Assuming that the H-bridge problems are resolved, you still have coil inductance to contend with. The effect of inductance is to slow the rising and falling of current. If you switch too frequently, you may never allow enough time for coil current to reach 3A, in either direction.

The rate at which current rises in the coil is inversely proportional the resistance in series with it, which will include its own resistance and the resistance of the MOSFETs' channels.

If any two MOSFETs passing current through the coil have channel resistances \$R_{DS(ON)}=0.2\Omega\$, then the total series resistance will be \$0.2 + 0.2 + 0.25 = 0.65\Omega\$. This has two effects, the maximum current that can flow, and the time it takes to reach that maximum.

\$I_{MAX} = \frac{7.2V}{0.65\Omega} = 11A\$

The time constant is \$\tau = \frac{L}{R}\$, and will require you to measure the inductance \$L\$ of your coil. This constant tells you how long it takes to reach about \$\frac{2}{3}\$ of maximum current, and a common rule of thumb is that \$5\times \tau\$ is the time it takes to get within 1% of maximum.

For example, assuming \$L=1mH\$ and \$R=0.65\Omega\$, then

$$ \tau = \frac{1mH}{0.65\Omega} = 1.5ms $$

Now, if you're sure of the coil's inductance, and you are driving your MOSFETS properly, then you could probably estimate the time it takes for coil current to reach close to maximum in one direction, and then switch current direction for that same period. I estimate that for a coil of 1mH, you should be switching faster than 1kHz, to obtain an average current of about 3A in each direction, but this approach is very dependent on component tolerances, and since inductance will not be constant (it's picking up and dropping objects, which will affect that), this approach to control is fraught with inaccuracy.

Maybe it's better to limit maximum current with an additional resistance. While we're at it, let's protect the MOSFETs from inductive back-EMF when the coil is suddenly disconnected (as would happen if you implement dead-time):

^{simulate this circuit}

Now maximum coil current is limited to:

$$ I_{MAX} = \frac{7.2}{0.2 + 0.2 + 0.25 + 1.7} = 3A $$

The time it takes for coil current to reach 1% of that target is:

$$ \tau _{1\%} = 5\times \frac{1mH}{(0.2 + 0.2 + 0.25 + 1.7)\Omega} \approx 2ms $$

That is, each time you switch current direction, you must wait 2ms for current to reach a maximum of 3A, and then wait again to keep it there for a while, then switch direction and repeat.

Again, all of this assumes certain values for each element, and you'll have to experiment and measure, and read the datasheets for actual values.
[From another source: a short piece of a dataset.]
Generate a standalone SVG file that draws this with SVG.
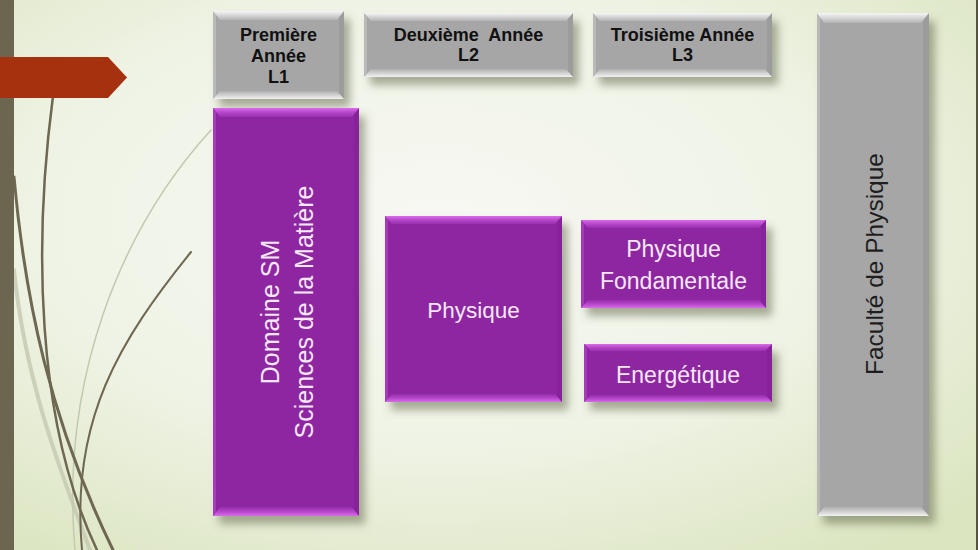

In any case, your switching frequency will have to account for all these rise and fall times. For a coil of 1mH, it seems that 100Hz would be OK.

Now consider the power dissipated in each element.

The transistors will dissipate \$P_M=I^2R=3^2\times 0.2 = 1.8W\$. They'll need heatsinks, and perhaps a fan. Or you could use MOSFETS with much lower \$R_{DS(ON)}\$ than the IRF530 and IRF9530. (Edit: I just realised, they would dissipate half that amount, since they are on for only half the time)

Resistor R will dissipate \$P_R=3^2\times 1.7 = 15W\$. That's a lot. Maybe spread the power between four 6.8Ω, 5W resistors in parallel. Still, this is a difficult one to deal with, and is probably your most limiting factor.

Coil L will also get warm, \$P_L=3^2\times 0.25=2.3W\$. That's likely to be OK, since it's just a big lump of metal and wire.

That's enough to get your teeth into. There are other ways to control inductor current without having a large resistor to limit current, but they would involve monitoring inductor current and switching current direction when it reaches a certain threshold. That relies on the slow rise of current, which turns out to be useful, after all. This would be the "switch mode" approach, but it will need a closed-loop control system.